Novartis rolls out its gene therapy at a price of $2.12M - refurb
https://e.endpointsnews.com/t/t-l-bldkkjk-uilkyuwu-r/
======
vikramkr
I think this is a perfectly reasonable price, the article even mentions that
it undercuts one of their competitors, and very very few people will actually
pay anything close to full price. I think there is a broader conversation to
be had though - should the compensation for developing a drug really be tied
to patients in this sort of way?
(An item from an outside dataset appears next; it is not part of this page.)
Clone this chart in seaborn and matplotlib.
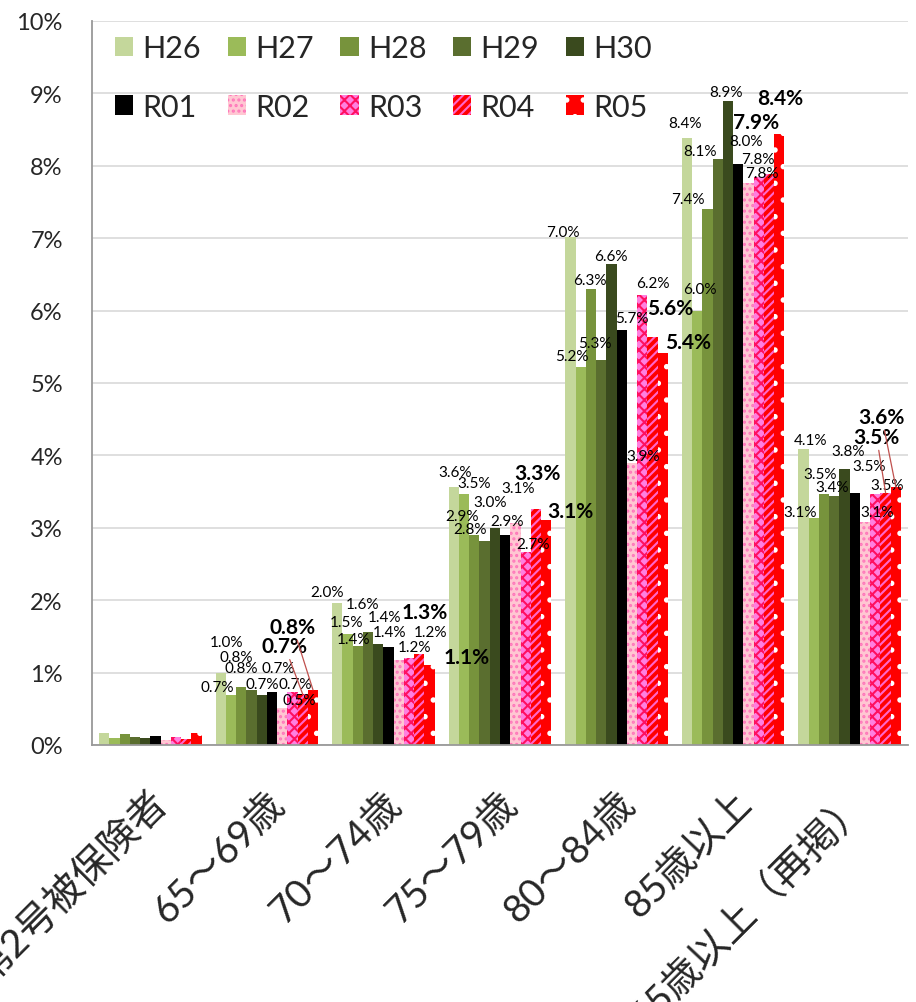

There have been some interesting proposals
that involve paying the drug company a prize for successfully developing a
drug and then regulating the prize to variable cost - especially in a single
payer system I could see that being a great way to incentivize drug
development for diseases that the nation values the most while removing the
burden of paying from individual patients more efficiently than through a
complex insurance system.

------
refurb
The pricing of this gene therapy has been much anticipated as it’s expected to
set a precedent for future products.

SMA is a terrible disease where babies born with Type 1 are never able to sit
independently and typically die before age 2. From my understanding, most of
the babies in trial are still alive (after age 2) and most of them can sit
independently. Really amazing outcomes.

To get a sense of the the SMA market is like, Biogen’s drug, Spinraza is
priced at $750k for the first year and $375k for every year thereafter, for
life.

So if this drug works for more than 5 years with a single dose, this $2M
product will actually save the healthcare system money.